Having said all that, we can now answer the question:
Is Relational database doomed?
Not really.
It is not any more doomed that the old network databases and hierarchical databases of the mainframe era that still store huge amounts of data. The only thing that is doomed is the idea that the relational model offers an effective general solution to the problem of storing data in a convenient and accessible form.
It never did and it never will do.















Um, Teradata, Greenplum, and Netezza are all very much relational databases.
Teradata is a full RDBMS with an optimizer. It offers full ANSI compliant transaction capabilities – always has. It is not a query-only product like a Red Brick.
The relational model is not a physical model (i.e it isn’t about b-trees and optimizers), it is a logical model:
“A data model is an abstract, self-contained, logical definition of the objects, operators, and so forth, that together constitute the abstract machine with which users interact. The objects allow us to model the structure of data. The operators allow us to model its behavior.”
The relational model is explicitly independent of the physical layer.
As for Greenplum, the PostgreSQL ‘Object’ part of ‘Object-Relational DBMS’ is thin (inheritable tables) and hardly justification for claiming it as a non-relational database. And there is nothing magical about map reduce which renders databases that can do it necessarily non-relational, considering it is easily duplicated with materialzed views and triggers.

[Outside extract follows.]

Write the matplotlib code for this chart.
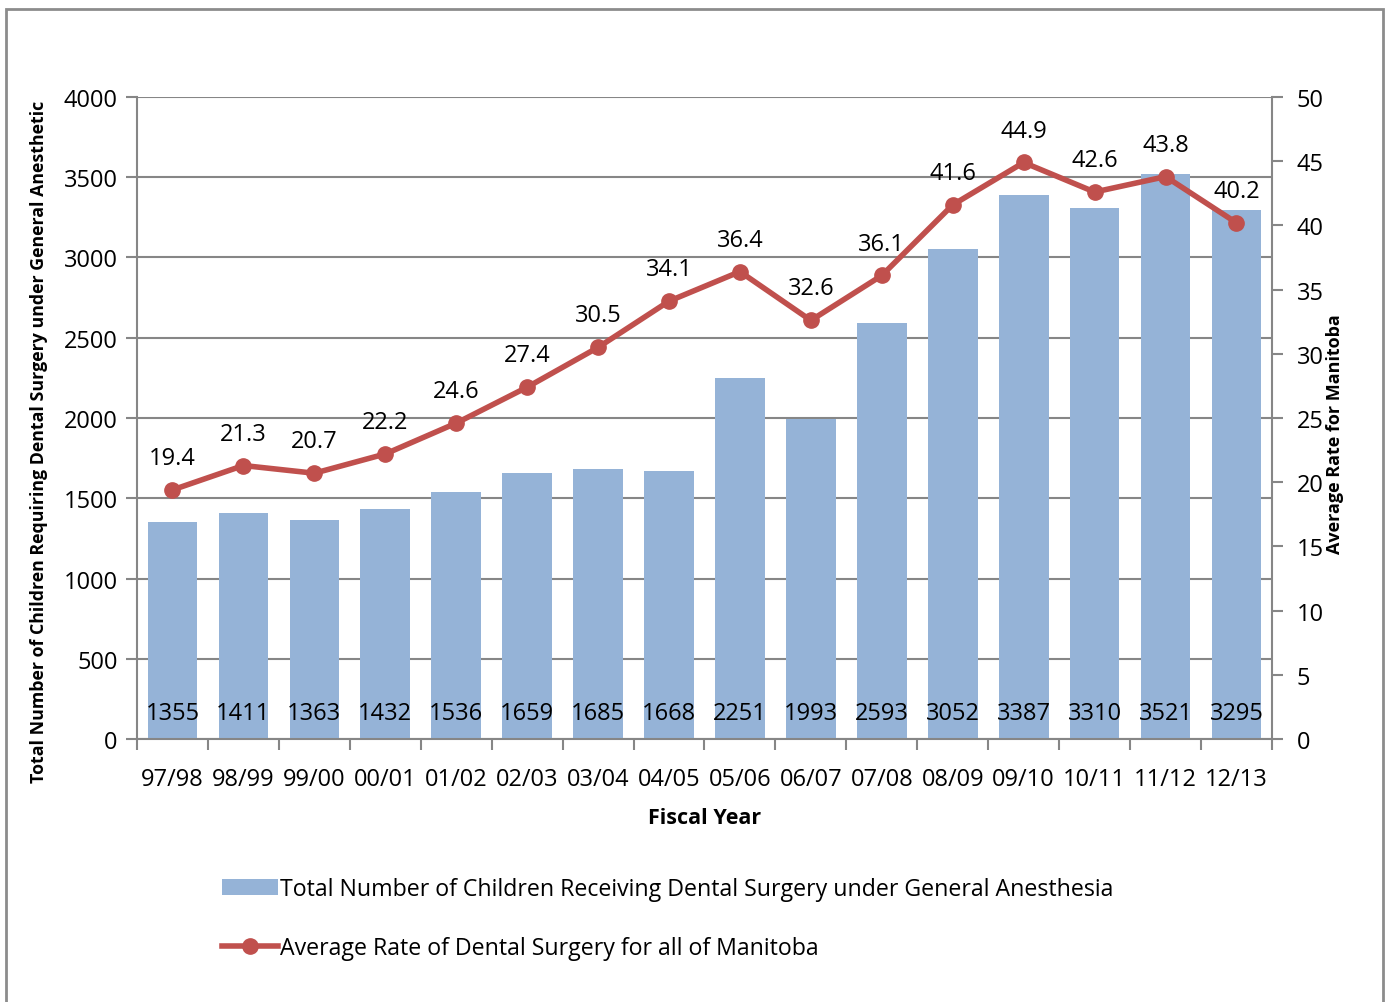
import numpy as np
import matplotlib
matplotlib.use("Agg")
import matplotlib.pyplot as plt
from matplotlib.patches import Rectangle

plt.rcParams['font.family'] = ['Open Sans', 'DejaVu Sans']

# data
years = ["97/98", "98/99", "99/00", "00/01", "01/02", "02/03", "03/04", "04/05",
         "05/06", "06/07", "07/08", "08/09", "09/10", "10/11", "11/12", "12/13"]
children = [1355, 1411, 1363, 1432, 1536, 1659, 1685, 1668,
            2251, 1993, 2593, 3052, 3387, 3310, 3521, 3295]
rate = [19.4, 21.3, 20.7, 22.2, 24.6, 27.4, 30.5, 34.1,
        36.4, 32.6, 36.1, 41.6, 44.9, 42.6, 43.8, 40.2]

bar_color = "#95B3D7"
line_color = "#C0504D"
grid_color = "#868686"
fs = 17

fig = plt.figure(figsize=(13.88, 10.03), dpi=100)
ax = fig.add_axes([0.0987, 0.2622, 0.8177, 0.6401])
ax2 = ax.twinx()

x = np.arange(len(years))
bars = ax.bar(x, children, width=0.7, color=bar_color, zorder=2,
              label="Total Number of Children Receiving Dental Surgery under General Anesthesia")
ax.set_xlim(-0.5, len(years) - 0.5)
ax.set_ylim(0, 4000)
ax.set_yticks(np.arange(0, 4001, 500))
ax.yaxis.grid(True, color=grid_color, linewidth=1.5, zorder=0)
ax.set_axisbelow(True)

# bar value labels at bottom
for xi, v in zip(x, children):
    ax.text(xi, 165, str(v), ha="center", va="center", fontsize=fs, zorder=5)

# x ticks between categories
ax.set_xticks(x)
ax.set_xticklabels(years, fontsize=fs)
ax.tick_params(axis="x", length=0, pad=20)
ax.set_xticks(np.arange(-0.5, len(years)), minor=True)
ax.tick_params(axis="x", which="minor", length=8, width=1.5, color=grid_color)
ax.tick_params(axis="y", length=8, width=1.5, color=grid_color, labelsize=fs, pad=6)

for s in ["top", "right"]:
    ax.spines[s].set_visible(False)
for s in ["left", "bottom"]:
    ax.spines[s].set_color(grid_color)
    ax.spines[s].set_linewidth(1.5)

ax.set_xlabel("Fiscal Year", fontsize=15.5, fontweight="bold", labelpad=12)
ax.set_ylabel("Total Number of Children Requiring Dental Surgery under General Anesthetic",
              fontsize=12.8, fontweight="bold")
ax.yaxis.set_label_coords(-0.078, 0.464)

# line on secondary axis
ax2.plot(x, rate, color=line_color, linewidth=4, marker="o", markersize=11, zorder=4,
         label="Average Rate of Dental Surgery for all of Manitoba")
ax2.set_ylim(0, 50)
ax2.set_yticks(np.arange(0, 51, 5))
ax2.tick_params(axis="y", length=8, width=1.5, color=grid_color, labelsize=fs, pad=10)
for s in ["top", "left", "bottom"]:
    ax2.spines[s].set_visible(False)
ax2.spines["right"].set_color(grid_color)
ax2.spines["right"].set_linewidth(1.5)
ax2.set_ylabel("Average Rate for Manitoba", fontsize=13, fontweight="bold")
ax2.yaxis.set_label_coords(1.0476, 0.477)

for xi, v in zip(x, rate):
    ax2.annotate(f"{v}", (xi, v), xytext=(0, 23), textcoords="offset points",
                 ha="center", va="center", fontsize=fs)

# legend below
h1, l1 = ax.get_legend_handles_labels()
h2, l2 = ax2.get_legend_handles_labels()
fig.legend(h1 + h2, l1 + l2, loc="upper left", bbox_to_anchor=(0.145, 0.145),
           frameon=False, fontsize=16.7, handlelength=2.4, handletextpad=0.1,
           labelspacing=1.5)

# outer frame
fig.patches.append(Rectangle((6 / 1388, -0.05), 1377 / 1388, 1 - 10 / 1003 + 0.05,
                             transform=fig.transFigure, fill=False,
                             edgecolor="#8c8c8c", linewidth=2))

fig.savefig("out.png", dpi=100)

They are relational at the logical level, because they offer SQL interfaces, but many object databases do that too. They are not built with traditional RDBMS b-tree architectures that depend upon an optimizer, so they are not relational at the physical level. Greenplum is based on the Postgres object relational engine and supports MapReduce access as well as SQL. Also they are all query-based products built for query workloads. Relational databases offer full transactional capabilities.